======== Supplied data ========

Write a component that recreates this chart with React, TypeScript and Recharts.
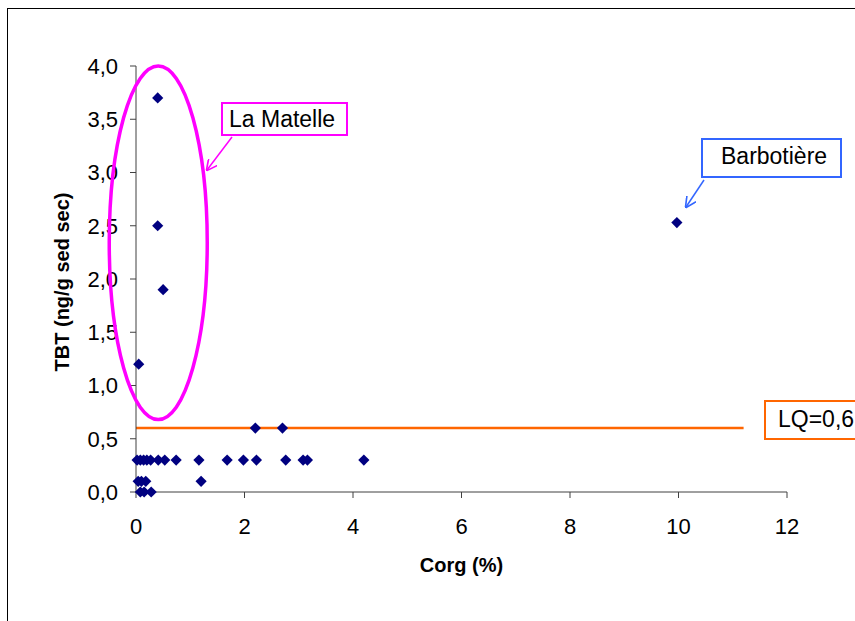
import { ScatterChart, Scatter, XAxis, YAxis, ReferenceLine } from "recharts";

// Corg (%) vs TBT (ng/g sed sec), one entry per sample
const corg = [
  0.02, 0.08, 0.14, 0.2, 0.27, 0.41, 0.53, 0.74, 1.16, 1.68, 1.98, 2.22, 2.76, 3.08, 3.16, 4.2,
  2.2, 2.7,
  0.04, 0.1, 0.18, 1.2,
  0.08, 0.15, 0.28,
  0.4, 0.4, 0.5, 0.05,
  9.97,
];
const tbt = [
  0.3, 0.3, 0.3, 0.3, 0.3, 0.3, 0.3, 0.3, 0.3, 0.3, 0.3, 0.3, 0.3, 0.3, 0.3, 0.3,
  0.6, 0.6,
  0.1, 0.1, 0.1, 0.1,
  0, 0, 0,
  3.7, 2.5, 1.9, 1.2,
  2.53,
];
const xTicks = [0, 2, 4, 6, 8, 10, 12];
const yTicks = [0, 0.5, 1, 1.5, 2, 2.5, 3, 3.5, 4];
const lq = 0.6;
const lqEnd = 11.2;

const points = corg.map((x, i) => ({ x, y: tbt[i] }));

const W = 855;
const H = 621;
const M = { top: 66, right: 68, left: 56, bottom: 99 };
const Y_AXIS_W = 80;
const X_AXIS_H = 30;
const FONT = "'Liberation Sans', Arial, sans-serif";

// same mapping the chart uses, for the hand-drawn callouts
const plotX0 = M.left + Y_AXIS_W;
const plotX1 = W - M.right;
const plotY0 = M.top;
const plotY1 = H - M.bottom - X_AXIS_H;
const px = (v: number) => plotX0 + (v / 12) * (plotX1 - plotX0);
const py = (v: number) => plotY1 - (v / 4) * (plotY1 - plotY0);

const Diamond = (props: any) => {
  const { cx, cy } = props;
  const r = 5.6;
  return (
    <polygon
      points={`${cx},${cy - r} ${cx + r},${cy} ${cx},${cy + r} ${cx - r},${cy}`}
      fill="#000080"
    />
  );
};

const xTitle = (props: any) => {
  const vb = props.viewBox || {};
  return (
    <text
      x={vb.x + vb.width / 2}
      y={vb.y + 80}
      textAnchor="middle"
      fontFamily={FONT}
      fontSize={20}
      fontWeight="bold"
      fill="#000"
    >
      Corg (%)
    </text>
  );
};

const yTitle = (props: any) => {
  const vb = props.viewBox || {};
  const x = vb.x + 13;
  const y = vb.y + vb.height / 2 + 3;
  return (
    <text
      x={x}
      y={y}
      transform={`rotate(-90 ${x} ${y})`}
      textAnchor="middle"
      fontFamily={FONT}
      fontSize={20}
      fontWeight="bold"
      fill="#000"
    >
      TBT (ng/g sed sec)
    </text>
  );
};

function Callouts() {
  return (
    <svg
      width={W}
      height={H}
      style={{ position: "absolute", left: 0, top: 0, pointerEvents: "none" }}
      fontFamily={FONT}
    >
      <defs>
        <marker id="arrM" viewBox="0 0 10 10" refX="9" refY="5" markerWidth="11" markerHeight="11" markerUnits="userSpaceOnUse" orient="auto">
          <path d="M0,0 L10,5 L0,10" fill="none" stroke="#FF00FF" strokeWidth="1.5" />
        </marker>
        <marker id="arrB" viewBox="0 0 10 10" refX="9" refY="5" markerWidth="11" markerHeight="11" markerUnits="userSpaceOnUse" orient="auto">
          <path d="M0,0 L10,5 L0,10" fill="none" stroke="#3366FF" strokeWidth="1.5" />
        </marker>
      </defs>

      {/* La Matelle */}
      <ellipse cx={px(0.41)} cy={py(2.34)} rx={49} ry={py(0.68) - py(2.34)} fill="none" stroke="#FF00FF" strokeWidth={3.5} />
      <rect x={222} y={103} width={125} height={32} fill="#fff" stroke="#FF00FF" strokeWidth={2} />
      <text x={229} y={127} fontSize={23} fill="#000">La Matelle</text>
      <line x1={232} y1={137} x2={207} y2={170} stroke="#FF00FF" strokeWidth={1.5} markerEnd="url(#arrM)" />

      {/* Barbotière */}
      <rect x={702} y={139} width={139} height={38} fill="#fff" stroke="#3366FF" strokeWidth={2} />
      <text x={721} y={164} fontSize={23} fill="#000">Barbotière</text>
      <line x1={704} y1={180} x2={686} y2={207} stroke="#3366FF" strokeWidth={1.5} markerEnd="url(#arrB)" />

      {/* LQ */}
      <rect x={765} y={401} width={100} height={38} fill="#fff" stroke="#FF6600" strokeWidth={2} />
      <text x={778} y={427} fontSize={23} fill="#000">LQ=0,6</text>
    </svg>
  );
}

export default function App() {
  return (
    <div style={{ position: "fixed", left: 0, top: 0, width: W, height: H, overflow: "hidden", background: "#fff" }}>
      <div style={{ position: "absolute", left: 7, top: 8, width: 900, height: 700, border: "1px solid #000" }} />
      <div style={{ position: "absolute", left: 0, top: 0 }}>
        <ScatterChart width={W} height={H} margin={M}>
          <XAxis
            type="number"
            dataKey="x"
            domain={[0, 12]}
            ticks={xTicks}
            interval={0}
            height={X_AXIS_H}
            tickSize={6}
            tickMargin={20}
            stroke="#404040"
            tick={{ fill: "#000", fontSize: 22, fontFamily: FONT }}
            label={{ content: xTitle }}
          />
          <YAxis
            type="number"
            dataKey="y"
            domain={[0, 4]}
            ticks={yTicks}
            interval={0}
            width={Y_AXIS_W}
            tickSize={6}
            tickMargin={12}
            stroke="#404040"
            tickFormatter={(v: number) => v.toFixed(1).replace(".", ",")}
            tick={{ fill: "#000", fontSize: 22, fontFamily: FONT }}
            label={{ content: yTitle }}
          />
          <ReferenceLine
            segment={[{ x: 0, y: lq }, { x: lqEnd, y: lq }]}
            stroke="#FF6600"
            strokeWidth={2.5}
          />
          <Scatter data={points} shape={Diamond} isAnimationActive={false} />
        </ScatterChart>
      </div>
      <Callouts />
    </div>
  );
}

========

• [Written instruction]: All of the lines above should be retyped precisely, apart from the pictures.

• [Output of the exercise]:
Write a component that recreates this chart with React, TypeScript and Recharts.
import { ScatterChart, Scatter, XAxis, YAxis, ReferenceLine } from "recharts";

// Corg (%) vs TBT (ng/g sed sec), one entry per sample
const corg = [
  0.02, 0.08, 0.14, 0.2, 0.27, 0.41, 0.53, 0.74, 1.16, 1.68, 1.98, 2.22, 2.76, 3.08, 3.16, 4.2,
  2.2, 2.7,
  0.04, 0.1, 0.18, 1.2,
  0.08, 0.15, 0.28,
  0.4, 0.4, 0.5, 0.05,
  9.97,
];
const tbt = [
  0.3, 0.3, 0.3, 0.3, 0.3, 0.3, 0.3, 0.3, 0.3, 0.3, 0.3, 0.3, 0.3, 0.3, 0.3, 0.3,
  0.6, 0.6,
  0.1, 0.1, 0.1, 0.1,
  0, 0, 0,
  3.7, 2.5, 1.9, 1.2,
  2.53,
];
const xTicks = [0, 2, 4, 6, 8, 10, 12];
const yTicks = [0, 0.5, 1, 1.5, 2, 2.5, 3, 3.5, 4];
const lq = 0.6;
const lqEnd = 11.2;

const points = corg.map((x, i) => ({ x, y: tbt[i] }));

const W = 855;
const H = 621;
const M = { top: 66, right: 68, left: 56, bottom: 99 };
const Y_AXIS_W = 80;
const X_AXIS_H = 30;
const FONT = "'Liberation Sans', Arial, sans-serif";

// same mapping the chart uses, for the hand-drawn callouts
const plotX0 = M.left + Y_AXIS_W;
const plotX1 = W - M.right;
const plotY0 = M.top;
const plotY1 = H - M.bottom - X_AXIS_H;
const px = (v: number) => plotX0 + (v / 12) * (plotX1 - plotX0);
const py = (v: number) => plotY1 - (v / 4) * (plotY1 - plotY0);

const Diamond = (props: any) => {
  const { cx, cy } = props;
  const r = 5.6;
  return (
    <polygon
      points={`${cx},${cy - r} ${cx + r},${cy} ${cx},${cy + r} ${cx - r},${cy}`}
      fill="#000080"
    />
  );
};

const xTitle = (props: any) => {
  const vb = props.viewBox || {};
  return (
    <text
      x={vb.x + vb.width / 2}
      y={vb.y + 80}
      textAnchor="middle"
      fontFamily={FONT}
      fontSize={20}
      fontWeight="bold"
      fill="#000"
    >
      Corg (%)
    </text>
  );
};

const yTitle = (props: any) => {
  const vb = props.viewBox || {};
  const x = vb.x + 13;
  const y = vb.y + vb.height / 2 + 3;
  return (
    <text
      x={x}
      y={y}
      transform={`rotate(-90 ${x} ${y})`}
      textAnchor="middle"
      fontFamily={FONT}
      fontSize={20}
      fontWeight="bold"
      fill="#000"
    >
      TBT (ng/g sed sec)
    </text>
  );
};

function Callouts() {
  return (
    <svg
      width={W}
      height={H}
      style={{ position: "absolute", left: 0, top: 0, pointerEvents: "none" }}
      fontFamily={FONT}
    >
      <defs>
        <marker id="arrM" viewBox="0 0 10 10" refX="9" refY="5" markerWidth="11" markerHeight="11" markerUnits="userSpaceOnUse" orient="auto">
          <path d="M0,0 L10,5 L0,10" fill="none" stroke="#FF00FF" strokeWidth="1.5" />
        </marker>
        <marker id="arrB" viewBox="0 0 10 10" refX="9" refY="5" markerWidth="11" markerHeight="11" markerUnits="userSpaceOnUse" orient="auto">
          <path d="M0,0 L10,5 L0,10" fill="none" stroke="#3366FF" strokeWidth="1.5" />
        </marker>
      </defs>

      {/* La Matelle */}
      <ellipse cx={px(0.41)} cy={py(2.34)} rx={49} ry={py(0.68) - py(2.34)} fill="none" stroke="#FF00FF" strokeWidth={3.5} />
      <rect x={222} y={103} width={125} height={32} fill="#fff" stroke="#FF00FF" strokeWidth={2} />
      <text x={229} y={127} fontSize={23} fill="#000">La Matelle</text>
      <line x1={232} y1={137} x2={207} y2={170} stroke="#FF00FF" strokeWidth={1.5} markerEnd="url(#arrM)" />

      {/* Barbotière */}
      <rect x={702} y={139} width={139} height={38} fill="#fff" stroke="#3366FF" strokeWidth={2} />
      <text x={721} y={164} fontSize={23} fill="#000">Barbotière</text>
      <line x1={704} y1={180} x2={686} y2={207} stroke="#3366FF" strokeWidth={1.5} markerEnd="url(#arrB)" />

      {/* LQ */}
      <rect x={765} y={401} width={100} height={38} fill="#fff" stroke="#FF6600" strokeWidth={2} />
      <text x={778} y={427} fontSize={23} fill="#000">LQ=0,6</text>
    </svg>
  );
}

export default function App() {
  return (
    <div style={{ position: "fixed", left: 0, top: 0, width: W, height: H, overflow: "hidden", background: "#fff" }}>
      <div style={{ position: "absolute", left: 7, top: 8, width: 900, height: 700, border: "1px solid #000" }} />
      <div style={{ position: "absolute", left: 0, top: 0 }}>
        <ScatterChart width={W} height={H} margin={M}>
          <XAxis
            type="number"
            dataKey="x"
            domain={[0, 12]}
            ticks={xTicks}
            interval={0}
            height={X_AXIS_H}
            tickSize={6}
            tickMargin={20}
            stroke="#404040"
            tick={{ fill: "#000", fontSize: 22, fontFamily: FONT }}
            label={{ content: xTitle }}
          />
          <YAxis
            type="number"
            dataKey="y"
            domain={[0, 4]}
            ticks={yTicks}
            interval={0}
            width={Y_AXIS_W}
            tickSize={6}
            tickMargin={12}
            stroke="#404040"
            tickFormatter={(v: number) => v.toFixed(1).replace(".", ",")}
            tick={{ fill: "#000", fontSize: 22, fontFamily: FONT }}
            label={{ content: yTitle }}
          />
          <ReferenceLine
            segment={[{ x: 0, y: lq }, { x: lqEnd, y: lq }]}
            stroke="#FF6600"
            strokeWidth={2.5}
          />
          <Scatter data={points} shape={Diamond} isAnimationActive={false} />
        </ScatterChart>
      </div>
      <Callouts />
    </div>
  );
}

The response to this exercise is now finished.